371 Complot en vue de commettre une infraction ou de frauder les États-Unis

Si deux ou plusieurs personnes complotent soit pour commettre une infraction contre les États-Unis, soit pour frauder les États-Unis, ou un organisme des États-Unis, d'une manière quelconque ou pour une fin quelconque, et si l'une ou plusieurs de ces personnes commettent un acte visant à accomplir l'objet du complot, chacune d'elles se verra imposer, en vertu du présent titre, une amende ou un emprisonnement maximal de cinq ans, ou à la fois l'amende et l'emprisonnement.

Si toutefois l'infraction dont la perpétration est l'objet du complot n'est qu'un délit, la peine dont ce complot sera punissable ne dépassera pas la peine maximale prévue pour tel délit.

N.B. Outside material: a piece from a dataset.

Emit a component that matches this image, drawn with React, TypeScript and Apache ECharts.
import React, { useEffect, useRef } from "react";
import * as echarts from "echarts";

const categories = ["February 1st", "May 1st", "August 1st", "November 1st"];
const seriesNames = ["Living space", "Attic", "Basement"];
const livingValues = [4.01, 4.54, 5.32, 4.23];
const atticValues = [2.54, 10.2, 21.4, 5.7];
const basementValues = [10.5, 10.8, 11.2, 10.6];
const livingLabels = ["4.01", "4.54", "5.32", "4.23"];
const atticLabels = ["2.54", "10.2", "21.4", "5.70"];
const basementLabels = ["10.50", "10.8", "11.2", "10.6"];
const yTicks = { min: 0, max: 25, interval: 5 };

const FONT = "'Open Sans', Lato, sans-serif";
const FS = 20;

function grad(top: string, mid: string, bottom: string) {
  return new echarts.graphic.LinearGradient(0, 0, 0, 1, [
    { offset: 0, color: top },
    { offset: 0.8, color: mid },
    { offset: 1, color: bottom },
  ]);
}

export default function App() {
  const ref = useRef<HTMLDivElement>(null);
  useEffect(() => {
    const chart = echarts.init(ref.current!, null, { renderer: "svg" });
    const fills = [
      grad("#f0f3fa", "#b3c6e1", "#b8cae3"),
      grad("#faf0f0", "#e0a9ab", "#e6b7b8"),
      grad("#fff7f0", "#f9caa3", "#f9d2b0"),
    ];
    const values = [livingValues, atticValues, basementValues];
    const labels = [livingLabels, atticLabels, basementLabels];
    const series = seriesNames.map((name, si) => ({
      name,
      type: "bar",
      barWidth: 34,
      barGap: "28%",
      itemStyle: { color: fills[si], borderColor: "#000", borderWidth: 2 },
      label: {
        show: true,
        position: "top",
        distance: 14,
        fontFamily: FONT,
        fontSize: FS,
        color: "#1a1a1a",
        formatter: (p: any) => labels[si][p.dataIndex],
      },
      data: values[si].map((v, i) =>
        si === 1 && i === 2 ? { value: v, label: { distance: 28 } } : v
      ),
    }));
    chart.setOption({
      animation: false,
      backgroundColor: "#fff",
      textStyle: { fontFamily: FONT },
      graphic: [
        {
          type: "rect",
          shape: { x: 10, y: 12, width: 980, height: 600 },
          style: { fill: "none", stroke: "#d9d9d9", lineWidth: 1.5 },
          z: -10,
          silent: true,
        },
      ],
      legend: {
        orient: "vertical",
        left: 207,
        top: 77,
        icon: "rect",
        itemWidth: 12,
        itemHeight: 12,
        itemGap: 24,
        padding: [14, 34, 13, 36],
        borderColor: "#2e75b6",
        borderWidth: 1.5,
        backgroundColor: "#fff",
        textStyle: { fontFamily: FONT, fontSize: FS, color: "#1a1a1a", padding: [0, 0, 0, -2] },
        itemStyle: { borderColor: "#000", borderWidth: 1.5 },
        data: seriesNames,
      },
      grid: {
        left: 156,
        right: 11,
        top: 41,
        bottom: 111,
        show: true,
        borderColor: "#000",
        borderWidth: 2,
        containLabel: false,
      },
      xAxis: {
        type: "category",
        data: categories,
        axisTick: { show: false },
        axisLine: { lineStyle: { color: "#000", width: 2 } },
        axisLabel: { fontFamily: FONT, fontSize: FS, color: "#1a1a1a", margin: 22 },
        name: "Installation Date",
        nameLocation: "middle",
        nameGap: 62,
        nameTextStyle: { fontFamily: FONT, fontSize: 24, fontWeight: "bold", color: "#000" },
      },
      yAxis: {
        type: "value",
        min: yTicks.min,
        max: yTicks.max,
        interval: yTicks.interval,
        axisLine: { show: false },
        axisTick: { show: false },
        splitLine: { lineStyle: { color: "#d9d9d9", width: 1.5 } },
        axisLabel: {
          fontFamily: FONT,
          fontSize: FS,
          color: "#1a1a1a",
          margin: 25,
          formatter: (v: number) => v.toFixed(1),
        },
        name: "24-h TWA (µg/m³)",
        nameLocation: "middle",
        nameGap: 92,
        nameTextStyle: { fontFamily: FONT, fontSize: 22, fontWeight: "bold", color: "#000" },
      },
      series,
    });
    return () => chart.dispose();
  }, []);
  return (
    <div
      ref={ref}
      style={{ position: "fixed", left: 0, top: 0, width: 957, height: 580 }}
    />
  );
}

[15]            La Commission s'est ensuite penchée sur la disposition du Code criminel qui réprime l'infraction de complot, à savoir l'article 465. L'alinéa 465(1)c) est pertinent et il se lit comme suit :

465. (1) Sauf disposition expressément contraire de la loi, les dispositions suivantes s'appliquent à l'égard des complots :

...

c) quiconque complote avec quelqu'un de commettre un acte criminel que ne vise pas l'alinéa a) ou b) est coupable d'un acte criminel et passible de la même peine que celle dont serait passible, sur déclaration de culpabilité, un prévenu coupable de cette infraction;

...

465. (1) Except where otherwise expressly provided by law, the following provisions apply in respect of conspiracy:

...

(c) every one who conspires with any one to commit an indictable offence not provided for in paragraph (a) or (b) is guilty of an indictable offence and liable to the same punishment as that to which an accused who is guilty of that offence would, on conviction, be liable; and

...



[16]            La Commission a ensuite étudié la teneur de l'infraction dont il a été déclaré coupable aux États-Unis et elle a conclu que l'alinéa 380(1)a) et le paragraphe 380(2) du Code criminel étaient pertinents aux fins de détermination de l'équivalence des infractions. Ces dispositions se lisent comme suit :

380. (1) Quiconque, par supercherie, mensonge ou autre moyen dolosif, constituant ou non un faux semblant au sens de la présente loi, frustre le public ou toute personne, déterminée ou non, de quelque bien, service, argent ou valeur :

a) est coupable d'un acte criminel et passible d'un emprisonnement maximal de dix ans, si l'objet de l'infraction est un titre testamentaire ou si la valeur de l'objet de l'infraction dépasse cinq mille dollars;

...

(2) Est coupable d'un acte criminel et passible d'un emprisonnement maximal de dix ans quiconque, par supercherie, mensonge ou autre moyen dolosif, constituant ou non un faux semblant au sens de la présente loi, avec l'intention de frauder, influe sur la cote publique des stocks, actions, marchandises ou toute chose offerte en vente au public.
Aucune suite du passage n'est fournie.